[Stored items]

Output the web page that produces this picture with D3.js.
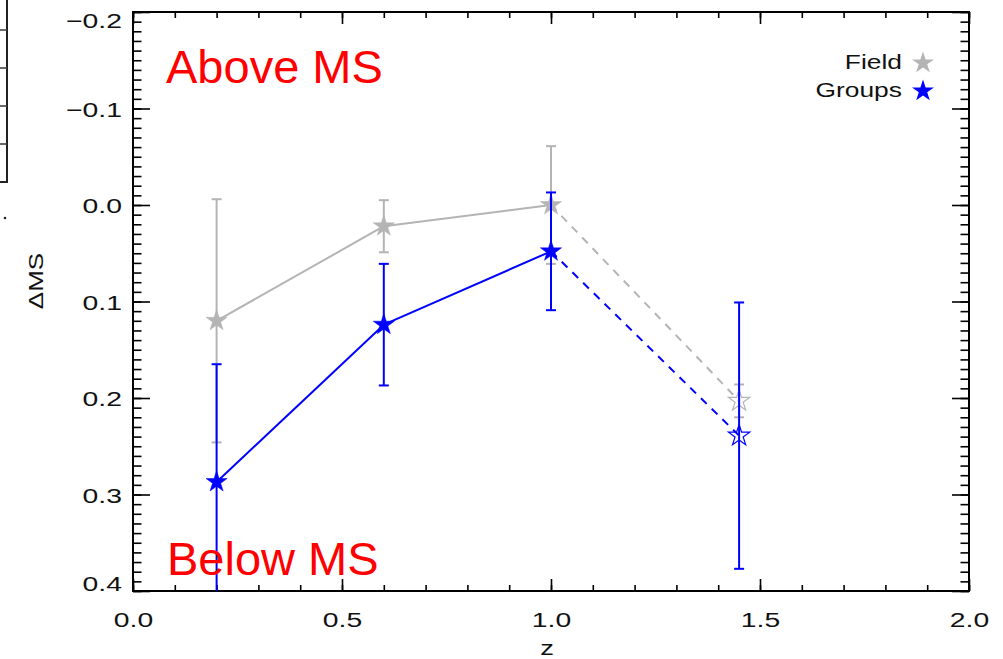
<!DOCTYPE html>
<html>
<head>
<meta charset="utf-8">
<script src="https://cdn.jsdelivr.net/npm/d3@7"></script>
<style>
  body { margin: 0; background: #fff; }
  svg { display: block; }
</style>
</head>
<body>
<svg id="chart" width="1003" height="659"></svg>
<script>
// Offset from the main sequence vs redshift, field and group galaxies
const redshift    = [0.2, 0.6, 1.0, 1.45];
const fieldOffset = [0.120, 0.022, 0.000, 0.203];
const fieldError  = [0.126, 0.027, 0.061, 0.017];
const groupOffset = [0.287, 0.124, 0.048, 0.239];
const groupError  = [0.122, 0.063, 0.061, 0.138];
const openPoint   = [false, false, false, true];   // last bin drawn as open star, dashed link

const seriesNames  = ["Field", "Groups"];
const seriesColors = ["#b4b4b4", "#0000ff"];

const xTicks = [0.0, 0.5, 1.0, 1.5, 2.0];
const yTicks = [-0.2, -0.1, 0.0, 0.1, 0.2, 0.3, 0.4];
const xMinorTicks = d3.range(0, 21).map(i => i / 10);
const yMinorTicks = d3.range(-20, 41).map(i => i / 100);

const svg = d3.select("#chart");
const plot = { left: 133, right: 969, top: 12, bottom: 591 };

const x = d3.scaleLinear().domain([0, 2]).range([plot.left, plot.right]);
const y = d3.scaleLinear().domain([-0.2, 0.4]).range([plot.top, plot.bottom]);

const fontFamily = "'Liberation Sans', Arial, Helvetica, sans-serif";
const fmt = d3.format(".1f");

// ---- edge of the neighbouring panel on the left
const yNeighbour = d3.scaleLinear().domain([0, 5]).range([182, -8]);
const neighbour = svg.append("g");
neighbour.append("line")
  .attr("x1", 7).attr("x2", 7).attr("y1", 0).attr("y2", yNeighbour(0))
  .attr("stroke", "#222").attr("stroke-width", 2);
neighbour.append("line")
  .attr("x1", 0).attr("x2", 8).attr("y1", yNeighbour(0)).attr("y2", yNeighbour(0))
  .attr("stroke", "#222").attr("stroke-width", 2);
neighbour.selectAll("line.nt").data([1, 2, 3, 4]).join("line")
  .attr("class", "nt")
  .attr("x1", 0).attr("x2", 7)
  .attr("y1", d => yNeighbour(d)).attr("y2", d => yNeighbour(d))
  .attr("stroke", "#444").attr("stroke-width", 1.6);
neighbour.append("circle").attr("cx", 5).attr("cy", 218).attr("r", 1.3).attr("fill", "#222");

// ---- axes (ticks drawn inward on all four sides)
function styleAxis(g) {
  g.select(".domain").remove();
  g.selectAll(".tick line").attr("stroke", "#000").attr("stroke-width", 1.6);
}

// bottom
svg.append("g").attr("transform", `translate(0,${plot.bottom})`)
  .call(d3.axisBottom(x).tickValues(xMinorTicks).tickSize(-6).tickFormat(""))
  .call(styleAxis);
const xAxisG = svg.append("g").attr("transform", `translate(0,${plot.bottom})`)
  .call(d3.axisBottom(x).tickValues(xTicks).tickSize(-12).tickFormat(fmt))
  .call(styleAxis);
xAxisG.selectAll(".tick text")
  .attr("y", 0).attr("dy", null)
  .attr("transform", "translate(0,36) scale(1.35,1)")
  .attr("fill", "#111")
  .style("font-family", fontFamily).style("font-size", "21px");

// top
svg.append("g").attr("transform", `translate(0,${plot.top})`)
  .call(d3.axisTop(x).tickValues(xMinorTicks).tickSize(-6).tickFormat(""))
  .call(styleAxis);
svg.append("g").attr("transform", `translate(0,${plot.top})`)
  .call(d3.axisTop(x).tickValues(xTicks).tickSize(-12).tickFormat(""))
  .call(styleAxis);

// left
svg.append("g").attr("transform", `translate(${plot.left},0)`)
  .call(d3.axisLeft(y).tickValues(yMinorTicks).tickSize(-8.5).tickFormat(""))
  .call(styleAxis);
const yAxisG = svg.append("g").attr("transform", `translate(${plot.left},0)`)
  .call(d3.axisLeft(y).tickValues(yTicks).tickSize(-17).tickFormat(fmt))
  .call(styleAxis);
yAxisG.selectAll(".tick text")
  .attr("x", 0).attr("dy", "0.36em")
  .attr("text-anchor", "end")
  .attr("transform", (d, i) => {
    const shift = i === 0 ? 8 : (i === yTicks.length - 1 ? -8 : 0);
    return `translate(-11,${shift}) scale(1.35,1)`;
  })
  .attr("fill", "#111")
  .style("font-family", fontFamily).style("font-size", "21px");

// right
svg.append("g").attr("transform", `translate(${plot.right},0)`)
  .call(d3.axisRight(y).tickValues(yMinorTicks).tickSize(-8.5).tickFormat(""))
  .call(styleAxis);
svg.append("g").attr("transform", `translate(${plot.right},0)`)
  .call(d3.axisRight(y).tickValues(yTicks).tickSize(-17).tickFormat(""))
  .call(styleAxis);

// frame
svg.append("rect")
  .attr("x", plot.left).attr("y", plot.top)
  .attr("width", plot.right - plot.left).attr("height", plot.bottom - plot.top)
  .attr("fill", "none").attr("stroke", "#000").attr("stroke-width", 2);

// axis titles
svg.append("text")
  .attr("transform", `translate(${(plot.left + plot.right) / 2 - 4},655) scale(1.3,1)`)
  .attr("text-anchor", "middle")
  .attr("fill", "#111")
  .style("font-family", fontFamily).style("font-size", "21px")
  .text("z");
svg.append("text")
  .attr("transform", "translate(43,281) rotate(-90) scale(1.3,1)")
  .attr("text-anchor", "middle")
  .attr("fill", "#111")
  .style("font-family", fontFamily).style("font-size", "20px")
  .text("ΔMS");

// ---- data
svg.append("clipPath").attr("id", "plot-clip")
  .append("rect")
  .attr("x", plot.left).attr("y", plot.top)
  .attr("width", plot.right - plot.left).attr("height", plot.bottom - plot.top);

const dataG = svg.append("g").attr("clip-path", "url(#plot-clip)");
const star = d3.symbol().type(d3.symbolStar).size(140);
const line = d3.line().x(d => x(d.z)).y(d => y(d.v));

const series = [
  { values: fieldOffset, errors: fieldError },
  { values: groupOffset, errors: groupError }
];

series.forEach((s, si) => {
  const color = seriesColors[si];
  const pts = redshift.map((z, i) => ({ z, v: s.values[i], e: s.errors[i], open: openPoint[i] }));
  const g = dataG.append("g");

  // connecting segments, dashed towards open points
  for (let i = 0; i < pts.length - 1; i++) {
    const dashed = pts[i].open || pts[i + 1].open;
    g.append("path")
      .attr("d", line([pts[i], pts[i + 1]]))
      .attr("fill", "none")
      .attr("stroke", color)
      .attr("stroke-width", 2)
      .attr("stroke-dasharray", dashed ? "8,7" : null);
  }

  // error bars
  const eb = g.selectAll("g.err").data(pts).join("g").attr("class", "err");
  eb.append("line")
    .attr("x1", d => x(d.z)).attr("x2", d => x(d.z))
    .attr("y1", d => y(d.v - d.e)).attr("y2", d => y(d.v + d.e))
    .attr("stroke", color).attr("stroke-width", 2);
  [-1, 1].forEach(sign => {
    eb.append("line")
      .attr("x1", d => x(d.z) - 5).attr("x2", d => x(d.z) + 5)
      .attr("y1", d => y(d.v + sign * d.e)).attr("y2", d => y(d.v + sign * d.e))
      .attr("stroke", color).attr("stroke-width", 2);
  });

  // markers
  g.selectAll("path.star").data(pts).join("path")
    .attr("class", "star")
    .attr("d", star)
    .attr("transform", d => `translate(${x(d.z)},${y(d.v)})`)
    .attr("fill", d => d.open ? "none" : color)
    .attr("stroke", color)
    .attr("stroke-width", d => d.open ? 1.2 : 0.5);
});

// ---- region labels
svg.append("text")
  .attr("x", 166).attr("y", 83)
  .attr("fill", "#ff0000")
  .style("font-family", fontFamily).style("font-size", "47px")
  .text("Above MS");
svg.append("text")
  .attr("x", 167).attr("y", 575)
  .attr("fill", "#ff0000")
  .style("font-family", fontFamily).style("font-size", "47px")
  .text("Below MS");

// ---- legend
const legend = svg.append("g");
seriesNames.forEach((name, i) => {
  const ly = 63 + i * 28;
  legend.append("text")
    .attr("transform", `translate(902,${ly + 6}) scale(1.32,1)`)
    .attr("text-anchor", "end")
    .attr("fill", "#111")
    .style("font-family", fontFamily).style("font-size", "20px")
    .text(name);
  legend.append("path")
    .attr("d", d3.symbol().type(d3.symbolStar).size(150)())
    .attr("transform", `translate(923,${ly})`)
    .attr("fill", seriesColors[i]);
});
</script>
</body>
</html>
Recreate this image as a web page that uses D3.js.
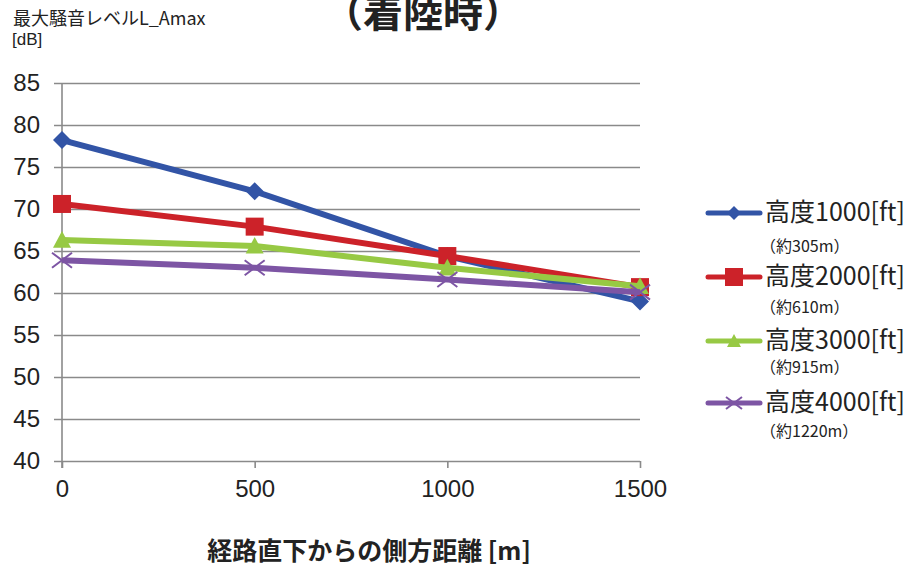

## PROBLEM DETAILS
Quote only what lies between the first line of the records and the line containing "12, bottom: 591", please, including both lines and excluding images.

## ANSWER TO THE PROBLEM
Output the web page that produces this picture with D3.js.
<!DOCTYPE html>
<html>
<head>
<meta charset="utf-8">
<script src="https://cdn.jsdelivr.net/npm/d3@7"></script>
<style>
  body { margin: 0; background: #fff; }
  svg { display: block; }
</style>
</head>
<body>
<svg id="chart" width="1003" height="659"></svg>
<script>
// Offset from the main sequence vs redshift, field and group galaxies
const redshift    = [0.2, 0.6, 1.0, 1.45];
const fieldOffset = [0.120, 0.022, 0.000, 0.203];
const fieldError  = [0.126, 0.027, 0.061, 0.017];
const groupOffset = [0.287, 0.124, 0.048, 0.239];
const groupError  = [0.122, 0.063, 0.061, 0.138];
const openPoint   = [false, false, false, true];   // last bin drawn as open star, dashed link

const seriesNames  = ["Field", "Groups"];
const seriesColors = ["#b4b4b4", "#0000ff"];

const xTicks = [0.0, 0.5, 1.0, 1.5, 2.0];
const yTicks = [-0.2, -0.1, 0.0, 0.1, 0.2, 0.3, 0.4];
const xMinorTicks = d3.range(0, 21).map(i => i / 10);
const yMinorTicks = d3.range(-20, 41).map(i => i / 100);

const svg = d3.select("#chart");
const plot = { left: 133, right: 969, top: 12, bottom: 591 };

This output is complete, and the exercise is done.